L3: Does Psychotherapy work? Flashcards
What are the two main reasons psychotherapists must be accountable in providing empirically-supported treatments?
- Ethics
- Need to provide justification to clients and third-party payers, e.g. Medicare, insurance companies
What non-specific factors could be responsible for improvements in clients receiving psychotherapy?
- Therapist-client alliance
- improved client motivation and hope
- therapist empathy and general counselling skills
What are the two criteria for “well-established” treatments?
- At least two good between-group design experiments (Randomised Control Trials) must demonstrate that the treatment is superior to
- placebo pill
- placebo psychotherapy
- other treatment that is ineffective
OR
- treatment is equivalent to an already established treatment, with adequate sample size and power
What are six characteristics of a “good” experimental design in EST?
- Random allocation of participants to treatment groups
- Blind or double blind design
- Experiment must be conducted with treatment manuals, or clear description of treatment, to enable replication
- characteristics of samples must be specified (e.g. diagnoses, exclusion criteria)
- characteristics of therapists must be specified (e.g. experience, training)
- Effect must be demonstrated by at least two different investigator teams
Why must all clinical trials now be registered?
To avoid publication bias, by having the results of all clinical trials publicly available.
What are the two criteria for “probably efficacious” treatments?
- At least two studies experiments show the treatment is superior to a wait-list control
OR
- meets well-established criteria, but experiments not carried out by two different teams
Which treatments are classified as “experimental”?
Those not yet tested in randomised control trials with adequate methodology.
What are the four major criticisms of the EST approach?
- Reliance on DSM to describe samples
- Reliance on randomised controlled trials
- Reliance on treatment manuals
- lack of generalisability to ordinary treatment settings
Expand on the criticism of reliance on the DSM to describe samples.
- Some claim diagnostic labels are dehumanising
- Or that the medical model is not appropriate
- BUT, there must be a way to describe and generalise samples
Expand on the criticism of reliance on treatment manuals.
- Some claim this reduces treatment quality because treatment is not tailored to the individual
- Supposedly reduces generalisability, because clinicians don’t normally use treatment manuals
- BUT data do not support the view that manuals reduce quality of treatment, and can increase effectiveness of younger therapists
Expand on the criticism of reliance randomised controlled trials.
- Some claim this advantages behavioral and cognitive treatments, because these are more easily measured than e.g., psychoanalytic and humanistic treatments.
- BUT it is not clear if an alterantive to RCT’s in demonstrating treatment efficacy is available.
Expand on the criticism of lack of generalisability to ordinary clinical settings.

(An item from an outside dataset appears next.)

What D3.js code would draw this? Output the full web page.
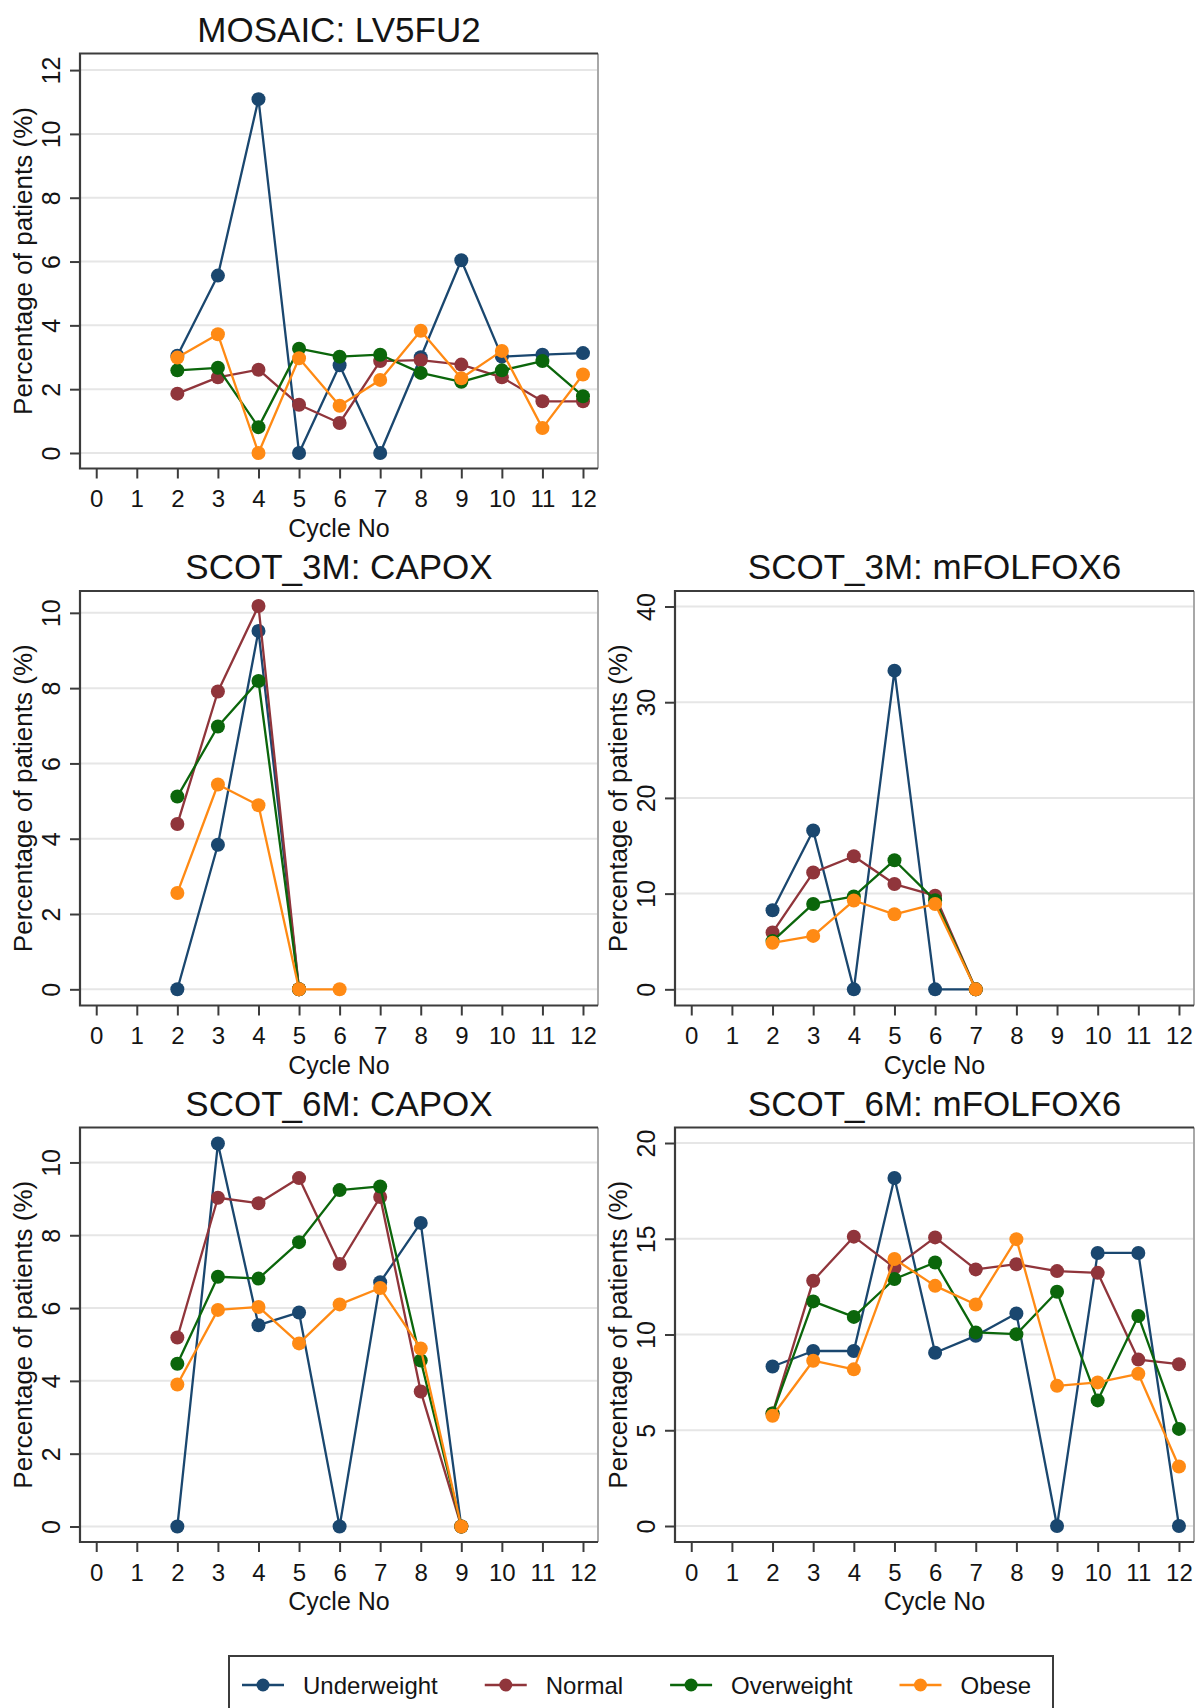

Would the findings of EST research be replicated in private practices, community health settings?
- would they be replicated with an unselected client base, without applying exclusion criteria?
- In clinical settings where mental health workers include less experienced therapists, mental health nurses and social workers with less rigorous psychological training?
- research shows some evidence of generalisability, but effect sizes smaller in natural settings.